No wonder the US model of pharmaceutical research is so fracked up.
In a report expected to be made public on Thursday, Daniel R. Levinson, the inspector general of the Department of Health and Human Services, said 90 percent of universities relied solely on the researchers themselves to decide whether the money they made in consulting and other relationships with drug and device makers was relevant to their government-financed research.
And half of universities do not ask their faculty members to disclose the amount of money or stock they make from drug and device makers, so the potential for extensive conflicts with their government-financed research is often known only to the researchers themselves, the report concluded.
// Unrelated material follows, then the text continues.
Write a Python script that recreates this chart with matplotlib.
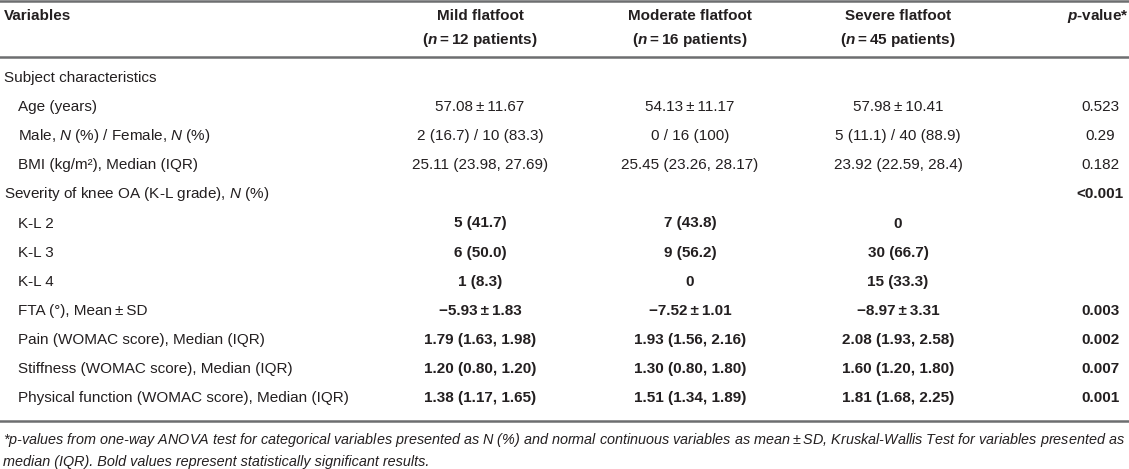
import matplotlib
matplotlib.use("Agg")
import matplotlib.pyplot as plt
from matplotlib.lines import Line2D

plt.rcParams['font.family'] = ['Liberation Sans', 'DejaVu Sans']
plt.rcParams['mathtext.fontset'] = 'custom'
plt.rcParams['mathtext.rm'] = 'Liberation Sans'
plt.rcParams['mathtext.it'] = 'Liberation Sans:italic'
plt.rcParams['mathtext.bf'] = 'Liberation Sans:bold'
plt.rcParams['mathtext.bfit'] = 'Liberation Sans:italic:bold'

T = '\u2009'

# table content
group_names = ['Mild flatfoot', 'Moderate flatfoot', 'Severe flatfoot']
group_sizes = [12, 16, 45]

row_labels = [
    'Subject characteristics',
    'Age (years)',
    r'Male, $\mathit{N}$ (%) / Female, $\mathit{N}$ (%)',
    'BMI (kg/m\u00b2), Median (IQR)',
    r'Severity of knee OA (K-L grade), $\mathit{N}$ (%)',
    'K-L 2',
    'K-L 3',
    'K-L 4',
    'FTA (\u00b0), Mean' + T + '\u00b1' + T + 'SD',
    'Pain (WOMAC score), Median (IQR)',
    'Stiffness (WOMAC score), Median (IQR)',
    'Physical function (WOMAC score), Median (IQR)',
]
row_indent = [False, True, True, True, False, True, True, True, True, True, True, True]

mild = ['', '57.08' + T + '\u00b1' + T + '11.67', '2 (16.7) / 10 (83.3)', '25.11 (23.98, 27.69)',
        '', '5 (41.7)', '6 (50.0)', '1 (8.3)', '\u22125.93' + T + '\u00b1' + T + '1.83',
        '1.79 (1.63, 1.98)', '1.20 (0.80, 1.20)', '1.38 (1.17, 1.65)']
moderate = ['', '54.13' + T + '\u00b1' + T + '11.17', '0 / 16 (100)', '25.45 (23.26, 28.17)',
            '', '7 (43.8)', '9 (56.2)', '0', '\u22127.52' + T + '\u00b1' + T + '1.01',
            '1.93 (1.56, 2.16)', '1.30 (0.80, 1.80)', '1.51 (1.34, 1.89)']
severe = ['', '57.98' + T + '\u00b1' + T + '10.41', '5 (11.1) / 40 (88.9)', '23.92 (22.59, 28.4)',
          '', '0', '30 (66.7)', '15 (33.3)', '\u22128.97' + T + '\u00b1' + T + '3.31',
          '2.08 (1.93, 2.58)', '1.60 (1.20, 1.80)', '1.81 (1.68, 2.25)']
p_values = ['', '0.523', '0.29', '0.182', '<0.001', '', '', '', '0.003', '0.002', '0.007', '0.001']
bold_values = [False, False, False, False, True, True, True, True, True, True, True, True]

footnote = [
    r'*$p$-values from one-way ANOVA test for categorical variables presented as N (%) and normal continuous '
    'variables as mean' + T + '\u00b1' + T + 'SD, Kruskal-Wallis Test for variables presented as',
    'median (IQR). Bold values represent statistically significant results.',
]

W, H = 1129, 469
fig = plt.figure(figsize=(W / 100, H / 100), dpi=100)
txt_color = '#231f20'
line_color = '#6d6e70'
fs = 11.0


def fy(y):
    return 1 - y / H


def fx(x):
    return x / W


def hline(y, lw=1.6):
    fig.add_artist(Line2D([0, 1], [fy(y), fy(y)], color=line_color, lw=lw,
                          transform=fig.transFigure))


hline(1.2, 1.8)
hline(57.5, 1.8)
hline(420.5, 1.8)

col_x = [480, 690, 898]
p_x = 1100

# header
fig.text(fx(4), fy(16), 'Variables', fontsize=fs, fontweight='bold', color=txt_color,
         ha='left', va='center')
for x, name, n in zip(col_x, group_names, group_sizes):
    fig.text(fx(x), fy(16), name, fontsize=fs, fontweight='bold', color=txt_color,
             ha='center', va='center')
    fig.text(fx(x), fy(40), r'($\mathbfit{n}$' + T + '=' + T + f'{n} patients)', fontsize=fs,
             fontweight='bold', color=txt_color, ha='center', va='center')
fig.text(fx(p_x - 2), fy(16), r'$\mathbfit{p}$-value*', fontsize=fs, fontweight='bold',
         color=txt_color, ha='center', va='center')

# body
y0, dy = 78, 29.1
for i, label in enumerate(row_labels):
    y = y0 + i * dy
    fig.text(fx(18 if row_indent[i] else 4), fy(y), label, fontsize=fs, color=txt_color,
             ha='left', va='center')
    wt = 'bold' if bold_values[i] else 'normal'
    for x, col in zip(col_x, [mild, moderate, severe]):
        fig.text(fx(x), fy(y), col[i], fontsize=fs, fontweight=wt, color=txt_color,
                 ha='center', va='center')
    fig.text(fx(p_x), fy(y), p_values[i], fontsize=fs, fontweight=wt, color=txt_color,
             ha='center', va='center')

# footnote
for j, line in enumerate(footnote):
    fig.text(fx(3), fy(440 + j * 22), line, fontsize=10.4, style='italic', color=txt_color,
             ha='left', va='center')

fig.savefig('out.png', dpi=100)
[Click to continue reading Researchers’ Financial Interests Often Not Reported to U.S. – NYTimes.com]
Don’t ask, don’t tell, right? You keep your money, and we keep you on staff so that our university can use your name in our PR materials.
Most of the reported conflicts involved equity ownership in companies that could be affected by the results of government-financed research. In only a third of the cases did the universities specify to the government the size of the financial conflict and, among those, six had equity stakes valued at greater than $100,000. But in only 29 of the cases did the universities require researchers to reduce or eliminate their stakes. In most cases, the universities deemed that some sort of the disclosure of the conflict was enough to manage it.
Can you imagine this sort of arrangement for any other industry? Well, besides maybe defense contractors and Congress, but they at least have a couple of years of cushion between action and reward.